Benz Farm, LLP v. Cavendish Farms, Inc.
Benz Farm, LLP ("Benz") appealed a summary judgment dismissing its action against Cavendish Farms, Inc. ("Cavendish") for breach of contract and violation of the Unlawful Sales or Advertising Practices Act, and awarding Cavendish attorney fees. In 2006, Cavendish and Benz entered into written agreements for the sale and purchase of potatoes. One was a "Grower Storage Agreement," under which Benz agreed to grow and sell, and Cavendish agreed to buy, 150,000 hundredweight of potatoes, to be stored after harvest by Benz until Cavendish directed they be delivered to its processing plant. The second agreement was a "Company Storage Agreement," under which Benz agreed to grow and sell, and Cavendish agreed to buy, 113,000 hundredweight of potatoes, to be delivered to and stored by Cavendish. The parties also entered into a written credit agreement, whereby Cavendish agreed to provide financing for Benz's expenses in growing the potatoes. Benz claims that there were numerous oral agreements regarding the dates that Cavendish would accept deliveries, but that Cavendish accepted only limited deliveries on those dates, causing inefficiencies and additional expenses for Benz.
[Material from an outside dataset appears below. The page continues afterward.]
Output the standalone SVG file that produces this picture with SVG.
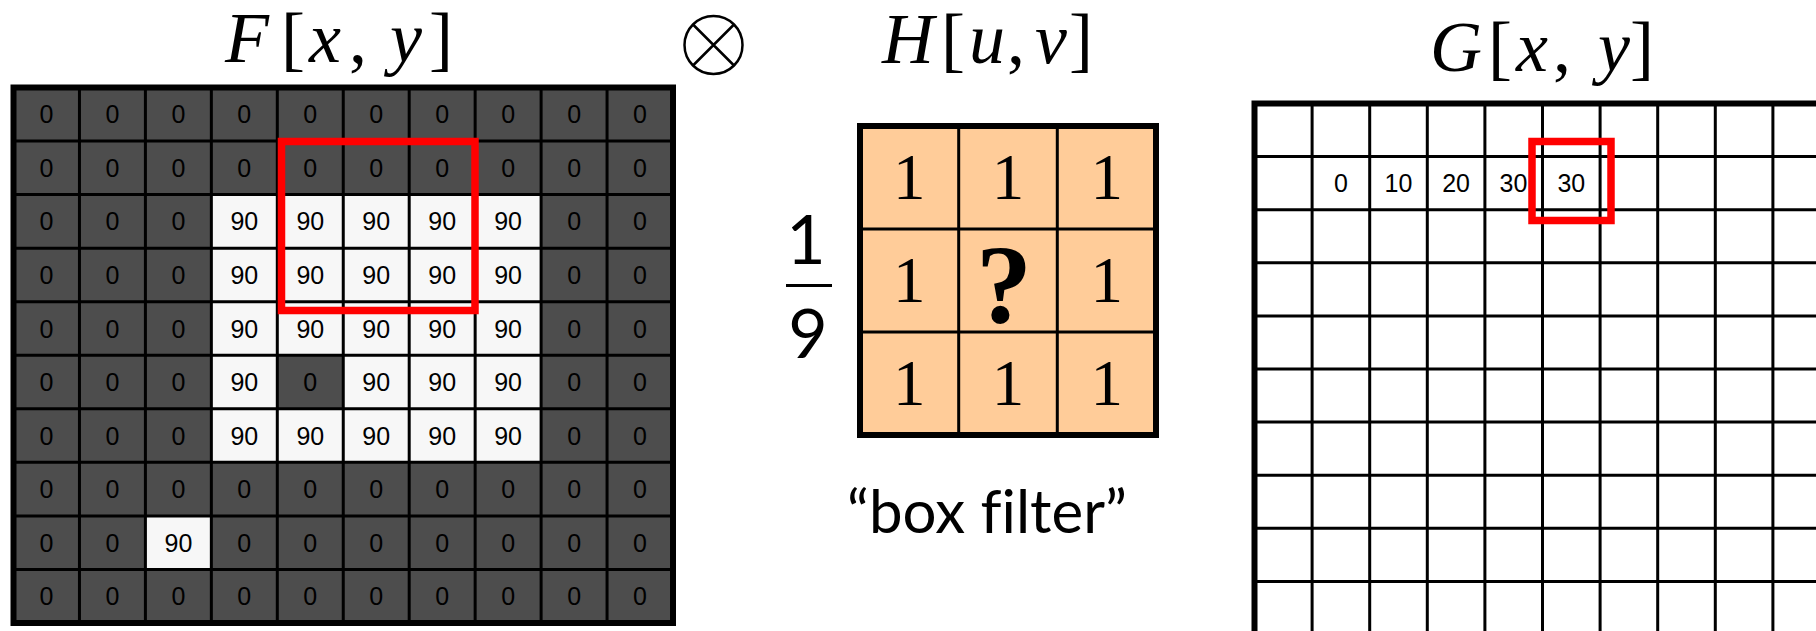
<svg xmlns="http://www.w3.org/2000/svg" width="1816" height="631" viewBox="0 0 1816 631">
<style>
.title{font-family:"Liberation Serif",serif;font-size:72px;fill:#000;text-anchor:middle}
.it{font-style:italic}
.cell{font-family:"Liberation Sans",Arial,sans-serif;font-size:25px;fill:#000;text-anchor:middle}
.grid{fill:none;stroke:#000;stroke-width:3}
.border{fill:none;stroke:#000;stroke-width:6}
.red{fill:none;stroke:#ff0000;stroke-width:7.5}
.one{font-family:"Liberation Serif",serif;font-size:65px;fill:#000;text-anchor:middle}
.sans{font-family:Lato,"Open Sans",sans-serif;fill:#000;text-anchor:middle;font-variant-ligatures:none}
</style>
<rect width="1816" height="631" fill="#fff"/>

<g id="title-F">
<text class="title" y="62"><tspan class="it" x="247">F</tspan><tspan x="293">[</tspan><tspan class="it" x="325">x</tspan><tspan x="358">,</tspan><tspan class="it" x="406">y</tspan><tspan x="441">]</tspan></text>
</g>
<g id="title-H">
<text class="title" y="63"><tspan class="it" x="908">H</tspan><tspan x="953">[</tspan><tspan class="it" x="987">u</tspan><tspan x="1016">,</tspan><tspan class="it" x="1051">v</tspan><tspan x="1081">]</tspan></text>
</g>
<g id="title-G">
<text class="title" y="71"><tspan class="it" x="1456">G</tspan><tspan x="1500">[</tspan><tspan class="it" x="1532">x</tspan><tspan x="1562">,</tspan><tspan class="it" x="1614">y</tspan><tspan x="1642">]</tspan></text>
</g>

<g id="otimes" fill="none" stroke="#000" stroke-width="2.5">
<circle cx="713.5" cy="45" r="29"/>
<path d="M693 24.5L734 65.5M734 24.5L693 65.5"/>
</g>

<g id="F-grid">
<rect x="13.5" y="87.5" width="659.5" height="535.5" fill="#4d4d4d"/>
<rect x="211.35" y="194.6" width="329.75" height="267.75" fill="#f7f7f7"/>
<rect x="277.3" y="355.25" width="65.95" height="53.55" fill="#4d4d4d"/>
<rect x="145.4" y="515.9" width="65.95" height="53.55" fill="#f7f7f7"/>
<path class="grid" d="M79.45 87.5V623M145.4 87.5V623M211.35 87.5V623M277.3 87.5V623M343.25 87.5V623M409.2 87.5V623M475.15 87.5V623M541.1 87.5V623M607.05 87.5V623M13.5 141.05H673M13.5 194.6H673M13.5 248.15H673M13.5 301.7H673M13.5 355.25H673M13.5 408.8H673M13.5 462.35H673M13.5 515.9H673M13.5 569.45H673"/>
<rect class="border" x="13.5" y="87.5" width="659.5" height="535.5"/>
<text class="cell" y="123.3"><tspan x="46.5">0</tspan><tspan x="112.4">0</tspan><tspan x="178.4">0</tspan><tspan x="244.3">0</tspan><tspan x="310.3">0</tspan><tspan x="376.2">0</tspan><tspan x="442.2">0</tspan><tspan x="508.1">0</tspan><tspan x="574.1">0</tspan><tspan x="640">0</tspan></text>
<text class="cell" y="176.8"><tspan x="46.5">0</tspan><tspan x="112.4">0</tspan><tspan x="178.4">0</tspan><tspan x="244.3">0</tspan><tspan x="310.3">0</tspan><tspan x="376.2">0</tspan><tspan x="442.2">0</tspan><tspan x="508.1">0</tspan><tspan x="574.1">0</tspan><tspan x="640">0</tspan></text>
<text class="cell" y="230.4"><tspan x="46.5">0</tspan><tspan x="112.4">0</tspan><tspan x="178.4">0</tspan><tspan x="244.3">90</tspan><tspan x="310.3">90</tspan><tspan x="376.2">90</tspan><tspan x="442.2">90</tspan><tspan x="508.1">90</tspan><tspan x="574.1">0</tspan><tspan x="640">0</tspan></text>
<text class="cell" y="283.9"><tspan x="46.5">0</tspan><tspan x="112.4">0</tspan><tspan x="178.4">0</tspan><tspan x="244.3">90</tspan><tspan x="310.3">90</tspan><tspan x="376.2">90</tspan><tspan x="442.2">90</tspan><tspan x="508.1">90</tspan><tspan x="574.1">0</tspan><tspan x="640">0</tspan></text>
<text class="cell" y="337.5"><tspan x="46.5">0</tspan><tspan x="112.4">0</tspan><tspan x="178.4">0</tspan><tspan x="244.3">90</tspan><tspan x="310.3">90</tspan><tspan x="376.2">90</tspan><tspan x="442.2">90</tspan><tspan x="508.1">90</tspan><tspan x="574.1">0</tspan><tspan x="640">0</tspan></text>
<text class="cell" y="391"><tspan x="46.5">0</tspan><tspan x="112.4">0</tspan><tspan x="178.4">0</tspan><tspan x="244.3">90</tspan><tspan x="310.3">0</tspan><tspan x="376.2">90</tspan><tspan x="442.2">90</tspan><tspan x="508.1">90</tspan><tspan x="574.1">0</tspan><tspan x="640">0</tspan></text>
<text class="cell" y="444.6"><tspan x="46.5">0</tspan><tspan x="112.4">0</tspan><tspan x="178.4">0</tspan><tspan x="244.3">90</tspan><tspan x="310.3">90</tspan><tspan x="376.2">90</tspan><tspan x="442.2">90</tspan><tspan x="508.1">90</tspan><tspan x="574.1">0</tspan><tspan x="640">0</tspan></text>
<text class="cell" y="498.1"><tspan x="46.5">0</tspan><tspan x="112.4">0</tspan><tspan x="178.4">0</tspan><tspan x="244.3">0</tspan><tspan x="310.3">0</tspan><tspan x="376.2">0</tspan><tspan x="442.2">0</tspan><tspan x="508.1">0</tspan><tspan x="574.1">0</tspan><tspan x="640">0</tspan></text>
<text class="cell" y="551.7"><tspan x="46.5">0</tspan><tspan x="112.4">0</tspan><tspan x="178.4">90</tspan><tspan x="244.3">0</tspan><tspan x="310.3">0</tspan><tspan x="376.2">0</tspan><tspan x="442.2">0</tspan><tspan x="508.1">0</tspan><tspan x="574.1">0</tspan><tspan x="640">0</tspan></text>
<text class="cell" y="605.2"><tspan x="46.5">0</tspan><tspan x="112.4">0</tspan><tspan x="178.4">0</tspan><tspan x="244.3">0</tspan><tspan x="310.3">0</tspan><tspan x="376.2">0</tspan><tspan x="442.2">0</tspan><tspan x="508.1">0</tspan><tspan x="574.1">0</tspan><tspan x="640">0</tspan></text>
<rect class="red" x="281.5" y="141.5" width="193.5" height="169"/>
</g>

<g id="fraction">
<text class="sans" x="806" y="264" font-size="68">1</text>
<path d="M786 285.5H832" stroke="#000" stroke-width="3"/>
<text class="sans" x="808" y="358" font-size="68">9</text>
</g>

<g id="H-kernel">
<rect x="860" y="126" width="296" height="309" fill="#ffcc99"/>
<path class="grid" d="M958.7 126V435M1057.3 126V435M860 229H1156M860 332H1156"/>
<rect class="border" x="860" y="126" width="296" height="309"/>
<text class="one" y="199"><tspan x="909.3">1</tspan><tspan x="1008">1</tspan><tspan x="1106.7">1</tspan></text>
<text class="one" y="302"><tspan x="909.3">1</tspan><tspan x="1106.7">1</tspan></text>
<text class="one" y="405"><tspan x="909.3">1</tspan><tspan x="1008">1</tspan><tspan x="1106.7">1</tspan></text>
<text x="1004" y="322" font-family="'Liberation Serif',serif" font-weight="bold" font-size="112" text-anchor="middle" fill="#000">?</text>
</g>

<g id="label-box-filter">
<text class="sans" x="987" y="533" font-size="60">“box filter”</text>
</g>

<g id="G-grid">
<rect x="1254.5" y="103.5" width="576" height="531" fill="#fff"/>
<path class="grid" d="M1312.1 103.5V631M1369.7 103.5V631M1427.3 103.5V631M1484.9 103.5V631M1542.5 103.5V631M1600.1 103.5V631M1657.7 103.5V631M1715.3 103.5V631M1772.9 103.5V631M1254.5 156.6H1816M1254.5 209.7H1816M1254.5 262.8H1816M1254.5 315.9H1816M1254.5 369H1816M1254.5 422.1H1816M1254.5 475.2H1816M1254.5 528.3H1816M1254.5 581.4H1816"/>
<rect class="border" x="1254.5" y="103.5" width="576" height="531"/>
<text class="cell" y="192.2"><tspan x="1340.9">0</tspan><tspan x="1398.5">10</tspan><tspan x="1456.1">20</tspan><tspan x="1513.5">30</tspan><tspan x="1571.3">30</tspan></text>
<rect class="red" x="1532" y="141.5" width="79" height="79"/>
</g>
</svg>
Upon review, the Supreme Court concluded: (1) the district court did not err in granting summary judgment dismissing Benz's breach of contract claims; (2) the Unlawful Sales or Advertising Practices Act did not apply to, or create a cause of action against, a purchaser; (3) the district court did not abuse its discretion in denying Benz's motion to amend its complaint; and (4) the district court did not err in awarding Cavendish attorney fees.